Aerobic/Endurance Training


There are a wide variety of approaches to training for aerobic performance. The optimal approach requires varying the duration and intensity of your workouts. Many people mistakenly train at the same moderate intensity during every session.

The most effective approach is to perform a large percentage of your endurance training at low intensity, sometimes called long distance, slow training. This is combined with some moderate intensity and high intensity training such as sprint and interval training.

More recently, some[1] have advocated scaling down or almost completely eliminating moderate intensity training. This type of so-called polarized training consists of a large component of low intensity endurance training, typically 80%, combined with some high intensity training and little or no moderate intensity training. This is sometimes also called 80/20 training.

The level of intensity and duration of training should be varied from day-to-day, week-to-week, and month-to-month. Using training plans with these variations is called periodization.
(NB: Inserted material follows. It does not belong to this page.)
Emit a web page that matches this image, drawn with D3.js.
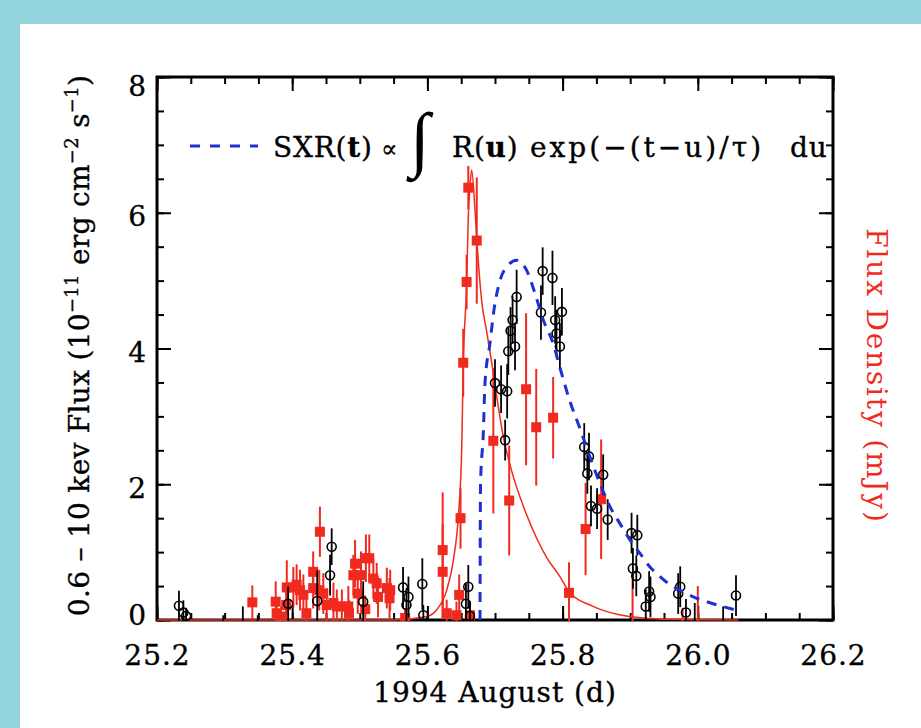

Two good resources for endurance training knowledge are the excellent books, Training for the New Alpinism: A Manual for the Climber as Athlete by Steve House and Scott Johnston and Training for the Uphill Athlete: A Manual for Mountain Runners and Ski Mountaineers by Steve House, Scott Johnston, and Kilian Jornet.


A common misunderstanding is to think that the more training, the better (A version of "No Pain, No Gain"). It is important to remember that training works by inducing injury to your body. The improvements to your body that allow better performance occur while you are resting and recovering from the training induced injury. Training too much can lead to decreased performance, illness, and injury.


  1. Seiler, S., & Tønnessen, E. (2008). Intervals, Thresholds, and Long Slow Distance: the Role of Intensity and Duration in Endurance Training. Sportscience, 13, 32–53.